In another reply to that post, I speculated that the same thing could happen with Illinois. However, that state has not yet implemented wide-scale changes in PSAT testing. As of April 2016, I don’t know of any states that could see as dramatic a test-taker swing as Michigan. A problem unique to this class year is that College Board has been unable to publish the PSAT state reports that it typically releases in January (all resources have been devoted to the New SAT launch and reporting). We don’t expect to see these until at least May. While it is unlikely that they would impact our estimates much, they can provide another point for triangulation and confirmation.

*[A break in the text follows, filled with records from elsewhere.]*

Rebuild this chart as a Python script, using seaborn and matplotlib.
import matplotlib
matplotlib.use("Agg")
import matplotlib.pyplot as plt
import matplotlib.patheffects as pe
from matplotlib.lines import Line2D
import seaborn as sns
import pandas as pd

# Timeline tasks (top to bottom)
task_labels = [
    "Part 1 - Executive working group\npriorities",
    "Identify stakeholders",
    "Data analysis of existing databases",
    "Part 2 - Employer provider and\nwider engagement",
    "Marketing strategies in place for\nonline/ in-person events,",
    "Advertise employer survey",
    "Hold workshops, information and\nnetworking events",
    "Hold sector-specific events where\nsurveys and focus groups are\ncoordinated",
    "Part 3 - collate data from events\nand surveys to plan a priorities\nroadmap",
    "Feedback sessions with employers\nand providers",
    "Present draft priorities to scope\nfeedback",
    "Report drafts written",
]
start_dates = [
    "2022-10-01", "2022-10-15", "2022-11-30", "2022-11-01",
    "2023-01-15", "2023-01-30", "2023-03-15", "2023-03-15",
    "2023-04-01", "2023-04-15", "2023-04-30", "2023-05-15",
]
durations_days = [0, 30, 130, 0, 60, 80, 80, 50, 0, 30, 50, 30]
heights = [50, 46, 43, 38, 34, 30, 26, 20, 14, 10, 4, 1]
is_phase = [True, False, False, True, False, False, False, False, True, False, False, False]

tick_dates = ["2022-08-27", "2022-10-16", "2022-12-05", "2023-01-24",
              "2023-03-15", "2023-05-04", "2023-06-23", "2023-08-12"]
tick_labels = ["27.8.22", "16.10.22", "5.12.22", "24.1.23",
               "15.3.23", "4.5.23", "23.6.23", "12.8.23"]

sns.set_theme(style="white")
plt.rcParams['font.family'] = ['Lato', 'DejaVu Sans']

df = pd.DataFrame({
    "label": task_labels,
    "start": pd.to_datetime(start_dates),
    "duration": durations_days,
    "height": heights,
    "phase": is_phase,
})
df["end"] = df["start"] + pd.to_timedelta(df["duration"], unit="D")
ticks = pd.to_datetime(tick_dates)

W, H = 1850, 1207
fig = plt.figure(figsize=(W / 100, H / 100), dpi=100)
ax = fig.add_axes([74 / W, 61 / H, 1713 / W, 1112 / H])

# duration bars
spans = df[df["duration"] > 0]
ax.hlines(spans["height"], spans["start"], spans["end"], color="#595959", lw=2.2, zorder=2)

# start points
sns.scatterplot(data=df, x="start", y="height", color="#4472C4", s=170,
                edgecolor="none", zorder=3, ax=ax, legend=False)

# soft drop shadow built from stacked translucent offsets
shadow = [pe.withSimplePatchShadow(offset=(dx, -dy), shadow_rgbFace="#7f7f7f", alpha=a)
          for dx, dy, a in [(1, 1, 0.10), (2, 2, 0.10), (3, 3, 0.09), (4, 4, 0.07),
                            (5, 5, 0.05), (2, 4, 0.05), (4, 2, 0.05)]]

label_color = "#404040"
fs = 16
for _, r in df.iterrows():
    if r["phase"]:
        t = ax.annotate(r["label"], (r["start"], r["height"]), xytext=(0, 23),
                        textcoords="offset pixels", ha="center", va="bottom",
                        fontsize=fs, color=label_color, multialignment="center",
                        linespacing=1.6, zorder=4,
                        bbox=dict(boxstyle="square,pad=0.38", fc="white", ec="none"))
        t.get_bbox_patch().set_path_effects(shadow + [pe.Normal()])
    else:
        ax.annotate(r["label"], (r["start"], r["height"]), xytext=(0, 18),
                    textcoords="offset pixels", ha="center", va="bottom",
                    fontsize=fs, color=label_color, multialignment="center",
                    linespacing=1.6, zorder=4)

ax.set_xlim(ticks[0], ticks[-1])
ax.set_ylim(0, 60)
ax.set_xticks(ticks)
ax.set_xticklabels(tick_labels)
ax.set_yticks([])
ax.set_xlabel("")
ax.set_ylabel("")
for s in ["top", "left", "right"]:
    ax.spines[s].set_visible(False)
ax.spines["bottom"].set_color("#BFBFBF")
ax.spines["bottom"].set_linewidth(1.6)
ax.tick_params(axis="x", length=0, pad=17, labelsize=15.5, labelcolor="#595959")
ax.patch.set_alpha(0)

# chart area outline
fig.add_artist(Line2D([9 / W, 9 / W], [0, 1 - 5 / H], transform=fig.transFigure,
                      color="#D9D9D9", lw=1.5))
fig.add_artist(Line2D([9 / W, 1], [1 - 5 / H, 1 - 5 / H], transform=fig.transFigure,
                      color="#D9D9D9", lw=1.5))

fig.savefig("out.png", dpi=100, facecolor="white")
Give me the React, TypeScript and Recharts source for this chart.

The Problem with Percentiles
I sometimes see students and parents trying to estimate cutoffs by looking at percentile scores. I can not emphasize enough how flawed that is. For example, we estimate that as many as 100,000 students had reason to believe that their 97th percentile or higher Selection Index scores would qualify them for National Merit honors (Commended, Semifinalist, or Finalist). In fact, only half that number actually qualify. Students with a 205 Selection Index were reported at the 99th percentile and were misled into thinking that they might be Semifinalists. We know that no student in any state will make Semifinalist without a 209 or above.
Why are percentiles so problematic? Reasons 1, 2, and 4 are applicable to the New PSAT, and you can read my in-depth post on the topic. The other three reason are applicable to percentiles more generally.
- Percentile definitions changed for the New PSAT from percentage of students below a score to percentage of students at or below.
- The percentiles reported with October 2015 reports were based on unrepresentative samples.
- Percentiles are rounded, so even the same values can represent varying numbers of students.
- Score compression on the New PSAT means “fatter” score levels (more students at each Selection Index) and an exaggeration of problem #3.
- Percentiles lag a class year or are based on samples only.
- Cutoffs are at the state level and percentiles are at the national level.